Wednesday, April 15, 2015

Are You Sparring Too Much?

I recently came across an article regarding MMA fighter Jamie Varner and his recent retirement. In it, Varner talks about his concerns that too much sparring can lead to severe head trauma and prematurely end a fighter's career.

The whole article can be read here at Bloody Elbow - good stuff.

This brings up a great point that I've talked about in the past. Namely, brain trauma is a serious concern for those of us involved in full-contact fight sports and we should take steps to prevent it. The effects of brain trauma accumulate over time and can lead to progressively worse issues - slower reaction speeds, impaired memory and speech patterns, changes in personality, impaired motor control, and even dementia.

Not fun stuff.

In previous posts I've talked about ways to prevent brain trauma. One of the suggestions I've put forward is to take it easy on the sparring. Obviously, if you are getting hit too hard by your sparring partner then your risk for brain trauma will go up significantly.

But, even if you're sparring with light contact, could you still be sparring too much?

How much is too much?

In the Blood Elbow article, Varner suggests sparring once a week or once every other week with headgear, 16oz gloves, and a mouth-guard. This is very cautious, reasonable advice. However, I suspect Varner is talking about sparring with a lot harder contact than what I'd suggest.

Personally, I would advise more frequent sparring done at a much lighter contact level. In Muay Thai this is known as "timing sparring" and it is not uncommon to see Thai boxers engaging in such sparring without the use (or need) of protective equipment.

Related: Sparring Like the Thais

The fact of the matter is, there is no consensus regarding the frequency of sparring. We know that brain trauma can occur even when a blow to the head does not cause a concussion. We know that brain trauma accumulates and is made worse by successive blows to the head - again, even if those blows are "sub-concussive". Finally, we know that when a sub-concussive brain injury does occur, it needs a minimum of 5 days worth of recovery time. For an injury that does result in a concussion the recovery time is much longer (1-2 months).

So, the question about how frequently should one spar comes down to a question of how much "contact" to utilize during a sparring session. My advice is more frequent session (3-5 a week) with a much lighter contact level to prevent the chance of brain injury.

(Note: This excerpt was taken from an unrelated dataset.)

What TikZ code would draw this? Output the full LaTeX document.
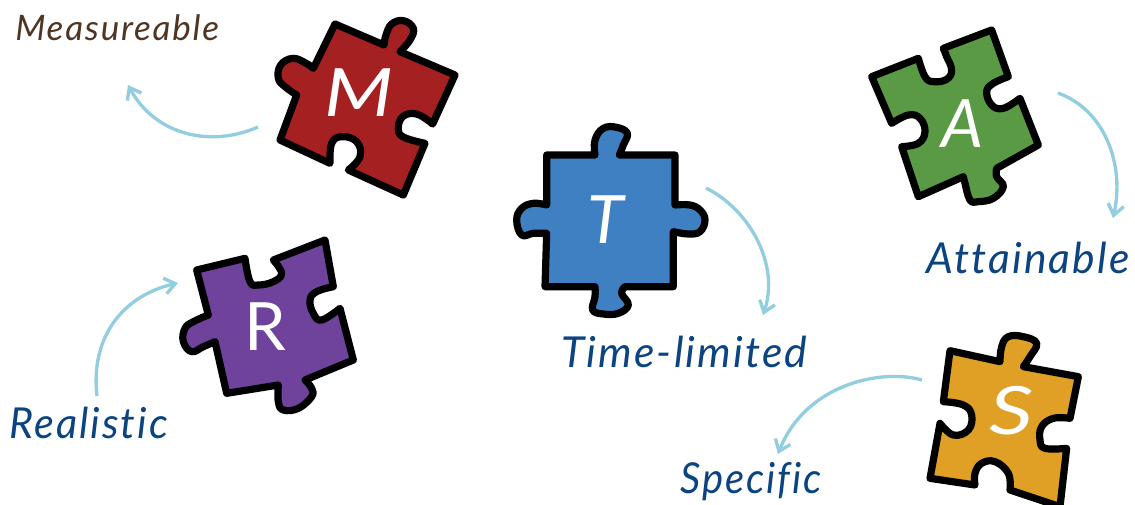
\documentclass[tikz,border=0pt]{standalone}
\usepackage{fontspec}
\setmainfont{Lato}
\newfontfamily\goalfont[LetterSpace=5,Ligatures=NoCommon,ItalicFont={Lato Italic}]{Lato}
\usetikzlibrary{arrows.meta}
\definecolor{pieceRed}{HTML}{A52020}
\definecolor{pieceBlue}{HTML}{3F80C3}
\definecolor{pieceGreen}{HTML}{5A9A45}
\definecolor{piecePurple}{HTML}{6F429B}
\definecolor{pieceOrange}{HTML}{E0A025}
\definecolor{labelNavy}{HTML}{0B4480}
\definecolor{labelBrown}{HTML}{4F3522}
\definecolor{curveBlue}{HTML}{93CDE0}
\tikzset{%
	piece/.style={
		draw=black,
		line width=5.4pt,
		line join=round
	},
	letter/.style={
		text=white,
		font=\itshape\fontsize{50}{50}\selectfont,
		inner sep=0pt
	},
	goal/.style={
		text=labelNavy,
		font=\goalfont\itshape\fontsize{32}{32}\selectfont,
		inner sep=0pt
	},
	curve/.style={
		draw=curveBlue,
		line width=2.5pt,
		-{Straight Barb[length=8pt,width=12pt,line width=2.5pt]}
	},
}

\begin{document}
\begin{tikzpicture}[x=0.75pt,y=-0.75pt]
	\useasboundingbox (0,0) rectangle (1135,504);
	
	% M piece
	\begin{scope}[shift={(260,0)},scale=1/3]
		\draw[piece,fill=pieceRed] (225,72) -- (372,135)
			-- plot[smooth,tension=.7] coordinates {(372,135) (378,105) (395,72) (430,62) (460,85) (450,120) (420,155)}
			-- (585,225) -- (518,372)
			-- plot[smooth,tension=.7] coordinates {(518,372) (470,342) (428,350) (415,388) (432,412) (495,430)}
			-- (430,585) -- (265,510)
			-- plot[smooth,tension=.7] coordinates {(265,510) (300,470) (290,425) (245,410) (215,430) (210,490)}
			-- (60,420) -- (110,285)
			-- plot[smooth,tension=.7] coordinates {(110,285) (75,260) (55,235) (62,195) (98,175) (135,188) (160,205)}
			-- cycle;
	\end{scope}
	\node[letter,xscale=1.2,transform shape] (letterM) at (359,93) {M};
	
	% T piece
	\begin{scope}[shift={(500,110)},scale=1/3]
		\draw[piece,fill=pieceBlue] (140,135) -- (285,135)
			-- plot[smooth,tension=.7] coordinates {(285,135) (285,90) (310,55) (350,52) (382,70) (370,105) (358,135)}
			-- (525,135) -- (525,285)
			-- plot[smooth,tension=.7] coordinates {(525,285) (570,285) (600,300) (615,330) (600,365) (565,372) (520,365)}
			-- (520,530) -- (375,530)
			-- plot[smooth,tension=.7] coordinates {(375,530) (365,550) (385,585) (355,610) (310,612) (278,600) (285,560) (285,530)}
			-- (135,530) -- (140,370)
			-- plot[smooth,tension=.7] coordinates {(140,370) (100,370) (65,375) (50,330) (65,295) (100,280) (140,285)}
			-- cycle;
	\end{scope}
	\node[letter] (letterT) at (606,220) {T};
	
	% A piece
	\begin{scope}[shift={(850,20)},scale=1/3]
		\draw[piece,fill=pieceGreen] (65,170) -- (205,115)
			-- plot[smooth,tension=.7] coordinates {(205,115) (225,170) (250,185) (290,178) (305,150) (290,110) (280,85)}
			-- (425,30) -- (475,170)
			-- plot[smooth,tension=.7] coordinates {(475,170) (430,190) (410,215) (425,255) (460,265) (510,235)}
			-- (565,375) -- (440,445)
			-- plot[smooth,tension=.7] coordinates {(440,445) (440,470) (460,500) (430,535) (385,545) (360,540) (345,490) (340,470)}
			-- (205,530) -- (155,380)
			-- plot[smooth,tension=.7] coordinates {(155,380) (205,370) (225,335) (210,295) (175,285) (125,310)}
			-- cycle;
	\end{scope}
	\node[letter] (letterA) at (963,124) {A};
	
	% R piece
	\begin{scope}[shift={(170,225)},scale=1/3]
		\draw[piece,fill=piecePurple] (80,135) -- (225,100)
			-- plot[smooth,tension=.7] coordinates {(225,100) (240,170) (265,180) (310,170) (335,145) (310,105)}
			-- (465,45) -- (490,185)
			-- plot[smooth,tension=.7] coordinates {(490,185) (440,200) (420,225) (430,265) (455,285) (510,250)}
			-- (550,405) -- (405,465)
			-- plot[smooth,tension=.7] coordinates {(405,465) (425,490) (425,515) (385,550) (340,555) (325,530) (325,480)}
			-- (170,505) -- (135,350)
			-- plot[smooth,tension=.7] coordinates {(135,350) (100,365) (65,380) (40,350) (45,310) (70,290) (115,270)}
			-- cycle;
	\end{scope}
	\node[letter,font=\upshape\fontsize{50}{50}\selectfont] (letterR) at (265,327) {R};
	
	% S piece
	\begin{scope}[shift={(920,330)},scale=1/3]
		\draw[piece,fill=pieceOrange] (90,62) -- (240,95)
			-- plot[smooth,tension=.7] coordinates {(240,95) (245,50) (265,20) (310,20) (350,40) (330,80) (310,110)}
			-- (475,140) -- (450,265)
			-- plot[smooth,tension=.7] coordinates {(450,265) (400,265) (365,290) (360,330) (375,355) (440,355)}
			-- (420,530) -- (270,480)
			-- plot[smooth,tension=.7] coordinates {(270,480) (265,430) (225,395) (185,400) (165,430) (165,465)}
			-- (30,445) -- (60,280)
			-- plot[smooth,tension=.7] coordinates {(60,280) (100,315) (145,300) (155,255) (130,225) (70,215)}
			-- cycle;
	\end{scope}
	\node[letter,xscale=1.3,transform shape] (letterS) at (1012,411) {S};
	
	% labels
	\node[goal,text=labelBrown,anchor=west,font=\goalfont\itshape\fontsize{26.3}{26.3}\selectfont] (measureable) at (15,28) {Measureable};
	\node[goal,anchor=west] (attainable) at (926,258) {Attainable};
	\node[goal,anchor=west] (timelimited) at (561,352) {Time-limited};
	\node[goal,anchor=west,xscale=.97,transform shape] (realistic) at (9,423) {Realistic};
	\node[goal,anchor=west,xscale=.935,transform shape] (specific) at (680,482) {Specific};
	
	% curved arrows
	\coordinate (fromM) at (258,127);
	\coordinate (toM) at (128,85);
	\coordinate (fromA) at (1058,93);
	\coordinate (toA) at (1113,218);
	\coordinate (fromT) at (706,188);
	\coordinate (toT) at (763,315);
	\coordinate (fromR) at (97,396);
	\coordinate (toR) at (178,283);
	\coordinate (fromS) at (922,380);
	\coordinate (toS) at (778,454);
	\draw[curve] (fromM) .. controls (210,148) and (155,135) .. (toM);
	\draw[curve] (fromA) .. controls (1105,110) and (1125,165) .. (toA);
	\draw[curve] (fromT) .. controls (750,210) and (780,265) .. (toT);
	\draw[curve] (fromR) .. controls (90,335) and (125,295) .. (toR);
	\draw[curve] (fromS) .. controls (880,368) and (805,385) .. (toS);
\end{tikzpicture}
\end{document}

We have to remember that sparring is a very effective training method for preparing for a fight. Varner is right that sparring is meant to be a toughness test  - sparring isn't a fight. But, sparring, when done correctly, is one of the only ways to really simulate fighting against a real person - which is what we're all training for.

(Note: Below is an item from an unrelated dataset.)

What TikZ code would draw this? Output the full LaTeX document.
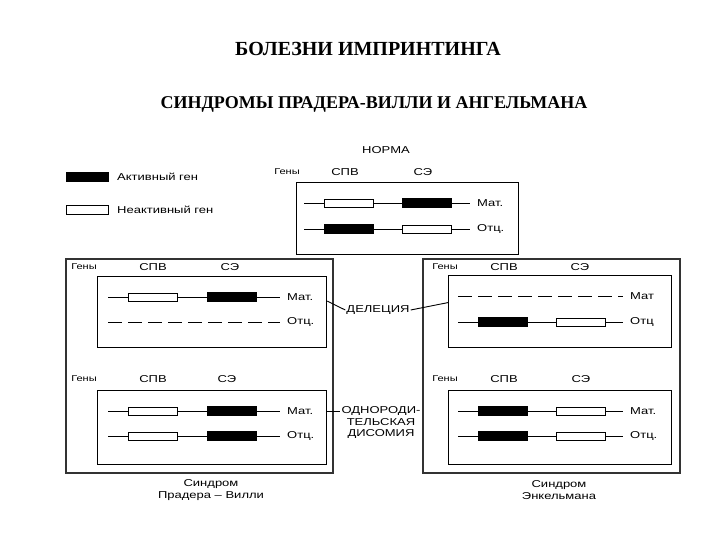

Harder contact sparring has it's place. Particularly when preparing for a fight. But even then, it should be used sparingly. The Risk vs Reward ratio just isn't worth training hard sparring too much. 

I respect Varner's opinion. He is a very accomplished professional fighter. I just think his level of caution stems more his own medical issues (which have forced him into an early retirement) and the "you've got spar hard to prove you're a badass" culture in the gym where he trained.

So, spar. Spar frequently. But do it with proper protective gear and do it with light contact. Just don't avoid it, because it is a highly useful tool.

Train Hard (and safe),
Josh Skinner

You might also like: 

 3 Quick Tips for Better Sparring


  1. I would recommend hard sparring but with only light blows to the head. I believe it's part of the training to learn how to take beating and hard blows, kicks and even knees and elbows to the body are not that dangerous.

    1. Actually, this is a great alternative as well.